4. I still don't like the redesign, but I love the evidence of 4500-year-old metalworking and engineering found on Keros in the Cyclades.
5. Courtesy of
I have nothing eloquent to say about Dolores O'Riordan having died; I heard the news and my reaction was a flat what the hell. She was an even less reasonable age for dying than the usual part of the landscape. "Zombie" (1994) was one of the very few music videos I saw when it aired; I was at the house of my best friend who followed contemporary music and she had MTV on and I had never heard anything like that breathless, breaking voice—or seen anything like the video's flip from mud-spattered black-and-white war games to gold-drenched tableaux, although the latter looks to me now like a director who might have glanced off Derek Jarman. The children's mouths opening, silent gold and screaming. O'Riordan a mourning fury.

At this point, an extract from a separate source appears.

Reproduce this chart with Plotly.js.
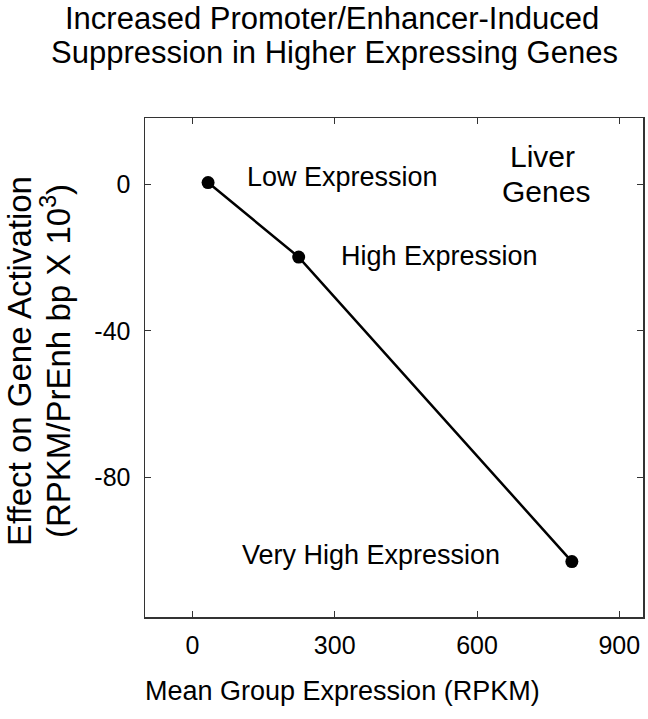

It still gives me chills.

no subject
Thanks. Basically, I think a lot of my feelings boil down to: the fact that something is bad is reason enough to change it. The rules of the game don't need to produce wall-to-wall violence in order to need rewriting. "Awkward and unsatisfying but not technically coerced" should not be an acceptable minimum for a sexual encounter! And I understand that's not even what we're talking about in my case: it wasn't mutual but pushy, it was someone actually behaving as though if he just rummaged around enough in my erogenous zones, a magic switch would flick on and I would suddenly be into it. Was it equivalent to the kind of institutional abuse perpetrated by Harvey Weinstein, either legally or morally? No, and I don't think it was the same as if he had raped me, either. But that's not the point. It should not have happened and things like it should not happen and I don't see what's so very divisive about that. Just because it's not the worst-case scenario doesn't mean it's worth putting up with.
no subject
It reminds me of an encounter I had between my junior and senior years of college. I was in Northumberland, visiting a relative. I was out by myself on a country road and climbed up the hill beside the road to sit by myself. A guy somehow found me there--how, I don't recall (i.e., whether he came up from the road or whether there was a path down the hill, or what). He started exclaiming over me and how wondrous it was to see me there--I was feeling very frightened at that point. I was all alone. He asked if he could kiss me. Terrified, I said yes--then said I had to go and hurried away.
In **his** memory maybe it was a poetic encounter ending in a willingly given kiss. In my memory it was a scary situation that I was lucky to have gotten out of with just a kiss.
Maybe it was wrong for me to assume that the guy might have done worse, or might have been angry if I'd said no--maybe he's have been hurt if he knew. But there it is.